_EXERCISE DETAILS_:
Quote the data exactly, first line to the line containing "cmap=cmap, zorder=0)", with no pictures.

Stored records
(begin)

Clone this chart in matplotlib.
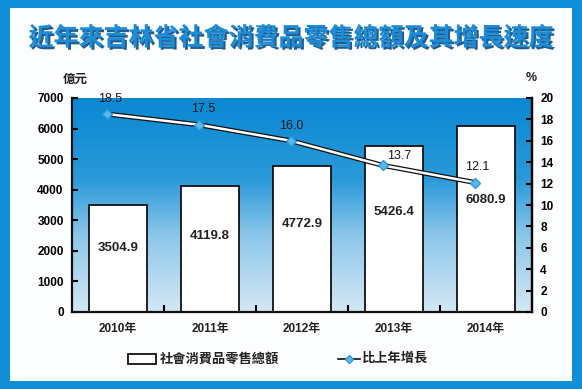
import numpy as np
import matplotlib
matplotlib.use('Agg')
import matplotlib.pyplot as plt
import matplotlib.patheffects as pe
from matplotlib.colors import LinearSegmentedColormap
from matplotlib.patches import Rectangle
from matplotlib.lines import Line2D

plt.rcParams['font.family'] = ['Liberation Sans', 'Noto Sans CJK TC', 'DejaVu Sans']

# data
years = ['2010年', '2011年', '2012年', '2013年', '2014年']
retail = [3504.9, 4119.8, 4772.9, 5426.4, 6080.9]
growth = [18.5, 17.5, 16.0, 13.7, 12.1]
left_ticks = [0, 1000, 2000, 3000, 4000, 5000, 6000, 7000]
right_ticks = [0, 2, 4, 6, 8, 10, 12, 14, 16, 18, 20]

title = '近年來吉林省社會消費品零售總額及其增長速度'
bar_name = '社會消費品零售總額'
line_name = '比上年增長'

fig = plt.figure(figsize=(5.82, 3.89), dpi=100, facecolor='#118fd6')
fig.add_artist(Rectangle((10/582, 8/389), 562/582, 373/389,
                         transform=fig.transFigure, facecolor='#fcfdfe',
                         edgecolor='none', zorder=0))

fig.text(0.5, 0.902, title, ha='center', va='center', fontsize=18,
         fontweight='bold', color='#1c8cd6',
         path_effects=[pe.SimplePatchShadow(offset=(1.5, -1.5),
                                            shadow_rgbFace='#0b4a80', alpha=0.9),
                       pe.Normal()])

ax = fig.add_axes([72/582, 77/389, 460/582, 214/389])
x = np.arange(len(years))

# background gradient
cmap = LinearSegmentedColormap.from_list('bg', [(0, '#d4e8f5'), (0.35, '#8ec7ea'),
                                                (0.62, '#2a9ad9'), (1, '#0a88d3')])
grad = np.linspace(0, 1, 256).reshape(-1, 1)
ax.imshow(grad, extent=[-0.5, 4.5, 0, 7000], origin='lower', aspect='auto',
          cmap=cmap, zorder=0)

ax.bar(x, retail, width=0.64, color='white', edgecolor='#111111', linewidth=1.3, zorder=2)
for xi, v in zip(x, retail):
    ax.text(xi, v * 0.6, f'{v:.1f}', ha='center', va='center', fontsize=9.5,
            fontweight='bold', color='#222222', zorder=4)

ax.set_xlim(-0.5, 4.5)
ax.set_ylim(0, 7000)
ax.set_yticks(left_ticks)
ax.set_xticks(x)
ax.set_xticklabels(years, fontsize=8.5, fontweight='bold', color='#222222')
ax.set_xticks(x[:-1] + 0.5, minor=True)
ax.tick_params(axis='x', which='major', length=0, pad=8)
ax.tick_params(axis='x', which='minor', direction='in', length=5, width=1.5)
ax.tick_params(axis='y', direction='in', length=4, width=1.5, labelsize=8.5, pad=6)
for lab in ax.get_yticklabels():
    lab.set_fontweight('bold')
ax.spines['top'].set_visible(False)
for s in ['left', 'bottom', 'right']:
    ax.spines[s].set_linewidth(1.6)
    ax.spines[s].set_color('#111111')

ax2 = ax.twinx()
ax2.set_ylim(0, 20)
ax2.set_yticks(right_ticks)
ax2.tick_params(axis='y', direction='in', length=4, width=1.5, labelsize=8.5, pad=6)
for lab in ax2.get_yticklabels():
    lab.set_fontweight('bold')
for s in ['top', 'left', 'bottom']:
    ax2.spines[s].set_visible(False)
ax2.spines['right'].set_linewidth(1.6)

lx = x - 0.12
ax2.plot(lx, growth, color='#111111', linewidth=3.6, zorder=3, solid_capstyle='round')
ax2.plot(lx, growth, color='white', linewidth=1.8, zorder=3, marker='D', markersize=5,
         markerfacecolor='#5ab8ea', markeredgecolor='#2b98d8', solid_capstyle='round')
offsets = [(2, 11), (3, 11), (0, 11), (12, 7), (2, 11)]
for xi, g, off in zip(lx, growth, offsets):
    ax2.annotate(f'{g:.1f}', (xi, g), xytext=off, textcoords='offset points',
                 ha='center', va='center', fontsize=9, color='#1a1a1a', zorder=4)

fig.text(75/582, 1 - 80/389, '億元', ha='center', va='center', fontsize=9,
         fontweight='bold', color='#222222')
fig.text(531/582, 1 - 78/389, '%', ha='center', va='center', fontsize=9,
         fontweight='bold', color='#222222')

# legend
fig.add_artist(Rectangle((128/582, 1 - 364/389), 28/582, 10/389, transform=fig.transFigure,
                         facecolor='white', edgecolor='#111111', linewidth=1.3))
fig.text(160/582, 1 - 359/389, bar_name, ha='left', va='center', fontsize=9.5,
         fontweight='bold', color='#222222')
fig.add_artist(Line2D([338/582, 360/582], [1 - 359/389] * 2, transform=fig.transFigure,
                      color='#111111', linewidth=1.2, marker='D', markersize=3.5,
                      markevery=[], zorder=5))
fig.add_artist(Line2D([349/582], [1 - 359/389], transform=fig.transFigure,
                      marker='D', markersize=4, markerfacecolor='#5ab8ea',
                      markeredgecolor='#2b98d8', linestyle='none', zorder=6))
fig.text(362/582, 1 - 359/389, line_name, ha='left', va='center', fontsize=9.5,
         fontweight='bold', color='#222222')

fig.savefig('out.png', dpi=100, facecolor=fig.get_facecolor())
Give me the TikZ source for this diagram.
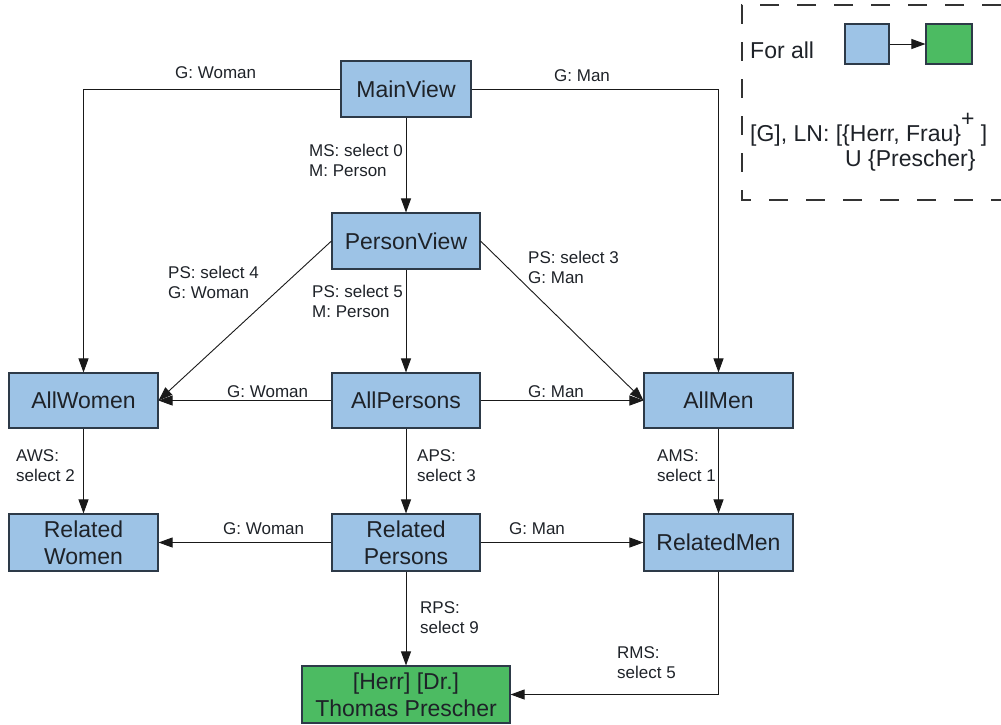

(end)

_RESULT OF THIS TASK_:
Clone this chart in matplotlib.
import numpy as np
import matplotlib
matplotlib.use('Agg')
import matplotlib.pyplot as plt
import matplotlib.patheffects as pe
from matplotlib.colors import LinearSegmentedColormap
from matplotlib.patches import Rectangle
from matplotlib.lines import Line2D

plt.rcParams['font.family'] = ['Liberation Sans', 'Noto Sans CJK TC', 'DejaVu Sans']

# data
years = ['2010年', '2011年', '2012年', '2013年', '2014年']
retail = [3504.9, 4119.8, 4772.9, 5426.4, 6080.9]
growth = [18.5, 17.5, 16.0, 13.7, 12.1]
left_ticks = [0, 1000, 2000, 3000, 4000, 5000, 6000, 7000]
right_ticks = [0, 2, 4, 6, 8, 10, 12, 14, 16, 18, 20]

title = '近年來吉林省社會消費品零售總額及其增長速度'
bar_name = '社會消費品零售總額'
line_name = '比上年增長'

fig = plt.figure(figsize=(5.82, 3.89), dpi=100, facecolor='#118fd6')
fig.add_artist(Rectangle((10/582, 8/389), 562/582, 373/389,
                         transform=fig.transFigure, facecolor='#fcfdfe',
                         edgecolor='none', zorder=0))

fig.text(0.5, 0.902, title, ha='center', va='center', fontsize=18,
         fontweight='bold', color='#1c8cd6',
         path_effects=[pe.SimplePatchShadow(offset=(1.5, -1.5),
                                            shadow_rgbFace='#0b4a80', alpha=0.9),
                       pe.Normal()])

ax = fig.add_axes([72/582, 77/389, 460/582, 214/389])
x = np.arange(len(years))

# background gradient
cmap = LinearSegmentedColormap.from_list('bg', [(0, '#d4e8f5'), (0.35, '#8ec7ea'),
                                                (0.62, '#2a9ad9'), (1, '#0a88d3')])
grad = np.linspace(0, 1, 256).reshape(-1, 1)
ax.imshow(grad, extent=[-0.5, 4.5, 0, 7000], origin='lower', aspect='auto',
          cmap=cmap, zorder=0)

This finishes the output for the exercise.